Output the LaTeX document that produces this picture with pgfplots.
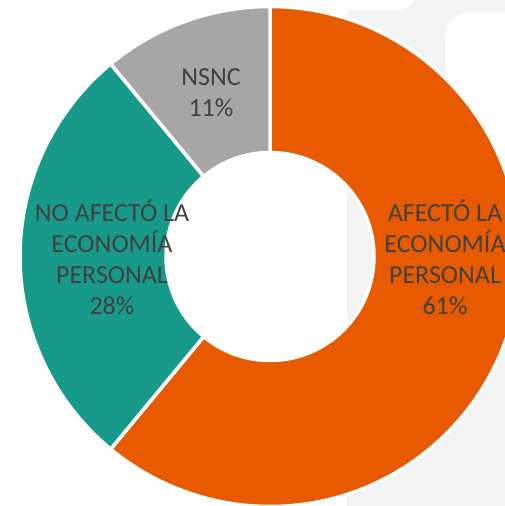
\documentclass[border=0pt]{standalone}
\usepackage{pgfplots}
\pgfplotsset{compat=1.18}
\usepackage{pgfplotstable}
\usepackage{fontspec}
\setmainfont{Carlito}
\definecolor{cOrange}{HTML}{E85A00}
\definecolor{cTeal}{HTML}{189A8A}
\definecolor{cGray}{HTML}{A6A6A6}
\definecolor{cTxt}{HTML}{404040}
\definecolor{cBg}{HTML}{F3F3F3}

\pgfplotstableread{
label value
afecto 61
noafecto 28
nsnc 11
}\shares

\begin{document}
\begin{tikzpicture}
\pgfplotstablegetelem{0}{value}\of\shares \pgfmathsetmacro\va{\pgfplotsretval}
\pgfplotstablegetelem{1}{value}\of\shares \pgfmathsetmacro\vb{\pgfplotsretval}
\pgfplotstablegetelem{2}{value}\of\shares \pgfmathsetmacro\vc{\pgfplotsretval}
\pgfmathsetmacro\aA{90}
\pgfmathsetmacro\aB{90-3.6*\va}
\pgfmathsetmacro\aC{\aB-3.6*\vb}
\pgfmathsetmacro\aD{\aC-3.6*\vc}
\begin{axis}[name=ax,width=505pt,height=506pt,scale only axis,
  xmin=0,xmax=505,ymin=0,ymax=506,hide axis,clip=true]
% light background shapes
\fill[cBg] (axis cs:347,0) rectangle (axis cs:505,506);
\fill[white, rounded corners=15pt] (axis cs:240,496) rectangle (axis cs:415,560);
\fill[white, rounded corners=25pt] (axis cs:445,300) rectangle (axis cs:580,494);
% donut slices
\filldraw[fill=cOrange, draw=white, line width=3.5pt]
  (axis cs:270,249.5) ++(\aA:250pt) arc[start angle=\aA, end angle=\aB, radius=250pt]
  -- ++(\aB:-146pt) arc[start angle=\aB, end angle=\aA, radius=104pt] -- cycle;
\filldraw[fill=cTeal, draw=white, line width=3.5pt]
  (axis cs:270,249.5) ++(\aB:250pt) arc[start angle=\aB, end angle=\aC, radius=250pt]
  -- ++(\aC:-146pt) arc[start angle=\aC, end angle=\aB, radius=104pt] -- cycle;
\filldraw[fill=cGray, draw=white, line width=3.5pt]
  (axis cs:270,249.5) ++(\aC:250pt) arc[start angle=\aC, end angle=\aD, radius=250pt]
  -- ++(\aD:-146pt) arc[start angle=\aD, end angle=\aC, radius=104pt] -- cycle;
% labels
\node[align=center, text=cTxt, font=\fontsize{26}{31}\selectfont] at (axis cs:211,413.5) {NSNC\\11\%};
\node[align=center, text=cTxt, font=\fontsize{26}{31}\selectfont] at (axis cs:445,248.5) {AFECTÓ LA\\ECONOMÍA\\PERSONAL\\61\%};
\node[align=center, text=cTxt, font=\fontsize{26}{31}\selectfont] at (axis cs:112,249) {NO AFECTÓ LA\\ECONOMÍA\\PERSONAL\\28\%};
\end{axis}
\pgfresetboundingbox
\useasboundingbox (ax.south west) rectangle (ax.north east);
\end{tikzpicture}
\end{document}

* * *

» Aim:
Output an exact copy of the material, with the pictures removed.

» The response:
Output the LaTeX document that produces this picture with pgfplots.
\documentclass[border=0pt]{standalone}
\usepackage{pgfplots}
\pgfplotsset{compat=1.18}
\usepackage{pgfplotstable}
\usepackage{fontspec}
\setmainfont{Carlito}
\definecolor{cOrange}{HTML}{E85A00}
\definecolor{cTeal}{HTML}{189A8A}
\definecolor{cGray}{HTML}{A6A6A6}
\definecolor{cTxt}{HTML}{404040}
\definecolor{cBg}{HTML}{F3F3F3}

\pgfplotstableread{
label value
afecto 61
noafecto 28
nsnc 11
}\shares

\begin{document}
\begin{tikzpicture}
\pgfplotstablegetelem{0}{value}\of\shares \pgfmathsetmacro\va{\pgfplotsretval}
\pgfplotstablegetelem{1}{value}\of\shares \pgfmathsetmacro\vb{\pgfplotsretval}
\pgfplotstablegetelem{2}{value}\of\shares \pgfmathsetmacro\vc{\pgfplotsretval}
\pgfmathsetmacro\aA{90}
\pgfmathsetmacro\aB{90-3.6*\va}
\pgfmathsetmacro\aC{\aB-3.6*\vb}
\pgfmathsetmacro\aD{\aC-3.6*\vc}
\begin{axis}[name=ax,width=505pt,height=506pt,scale only axis,
  xmin=0,xmax=505,ymin=0,ymax=506,hide axis,clip=true]
% light background shapes
\fill[cBg] (axis cs:347,0) rectangle (axis cs:505,506);
\fill[white, rounded corners=15pt] (axis cs:240,496) rectangle (axis cs:415,560);
\fill[white, rounded corners=25pt] (axis cs:445,300) rectangle (axis cs:580,494);
% donut slices
\filldraw[fill=cOrange, draw=white, line width=3.5pt]
  (axis cs:270,249.5) ++(\aA:250pt) arc[start angle=\aA, end angle=\aB, radius=250pt]
  -- ++(\aB:-146pt) arc[start angle=\aB, end angle=\aA, radius=104pt] -- cycle;
\filldraw[fill=cTeal, draw=white, line width=3.5pt]
  (axis cs:270,249.5) ++(\aB:250pt) arc[start angle=\aB, end angle=\aC, radius=250pt]
  -- ++(\aC:-146pt) arc[start angle=\aC, end angle=\aB, radius=104pt] -- cycle;
\filldraw[fill=cGray, draw=white, line width=3.5pt]
  (axis cs:270,249.5) ++(\aC:250pt) arc[start angle=\aC, end angle=\aD, radius=250pt]
  -- ++(\aD:-146pt) arc[start angle=\aD, end angle=\aC, radius=104pt] -- cycle;
% labels
\node[align=center, text=cTxt, font=\fontsize{26}{31}\selectfont] at (axis cs:211,413.5) {NSNC\\11\%};
\node[align=center, text=cTxt, font=\fontsize{26}{31}\selectfont] at (axis cs:445,248.5) {AFECTÓ LA\\ECONOMÍA\\PERSONAL\\61\%};
\node[align=center, text=cTxt, font=\fontsize{26}{31}\selectfont] at (axis cs:112,249) {NO AFECTÓ LA\\ECONOMÍA\\PERSONAL\\28\%};
\end{axis}
\pgfresetboundingbox
\useasboundingbox (ax.south west) rectangle (ax.north east);
\end{tikzpicture}
\end{document}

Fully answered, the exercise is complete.